Anyway, the stress points have been piling up, and I started to get kind of low tonight. Then my friend Cecelia called. You’ll probably hear about her from time to time. And she was saying she’d been stuck in one place, but now she thought she was all of a sudden headed somewhere, kind of like when boats are in locks and the locks open up and the boat pops out and heads off on the river.

Do you know how a lock works? When a large boat is traveling a river that has very big changes — big enough that they would make rapids, for example — engineers create a series of mechanical dams. The boat floats into the area between two of the dams, then the water is slowly let out between the dams (if the boat is going downstream) or let in (if it’s going upstream) until the boat drops to or rises to the water level of the next section of the river. Then the gate in the mechanical dam, which is called a lock, is opened and the boat can move on.
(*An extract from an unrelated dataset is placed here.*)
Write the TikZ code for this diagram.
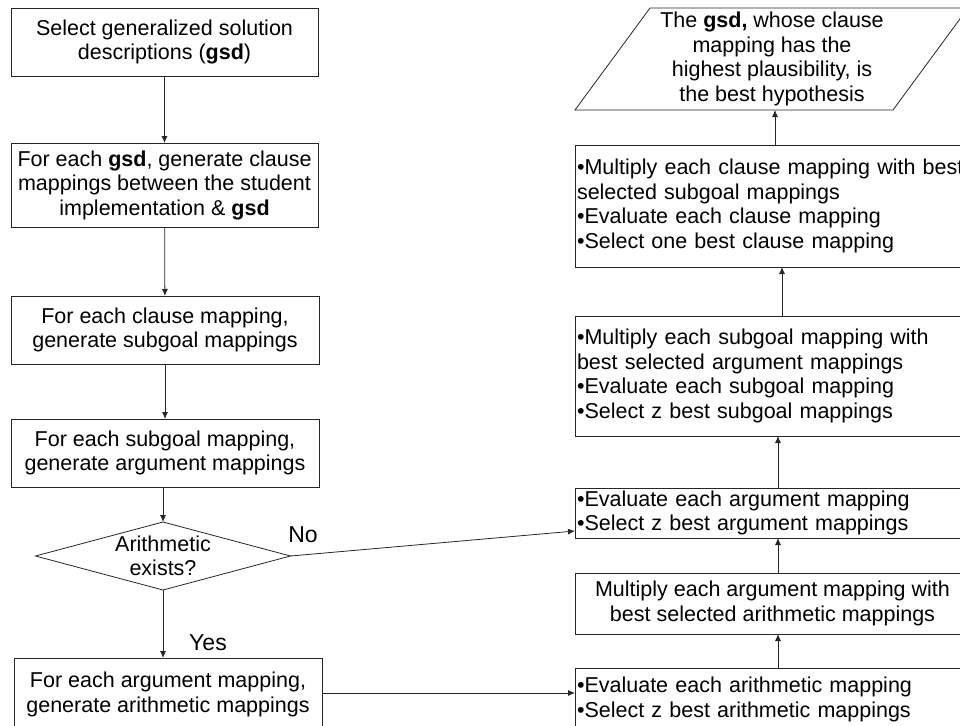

Bingo! I realized. That’s what’s happening in my life right now. I’m stuck in a lock while the water is draining out. That’s the sinking feeling.

Boats in a lock

Don’t you get a sinking, claustrophobic feeling just seeing these boats down deep in a lock?

But here’s the great news: A boat that’s going down in a lock is headed downstream. That is to say, sometime in the not-too-terribly distant future, my boat is going to be entering much wider waters. Maybe even the open sea.

So if you feel like you’re sinking and stuck in one place: maybe you’re in a lock waiting to reach the next level. Open ocean adventures ahead!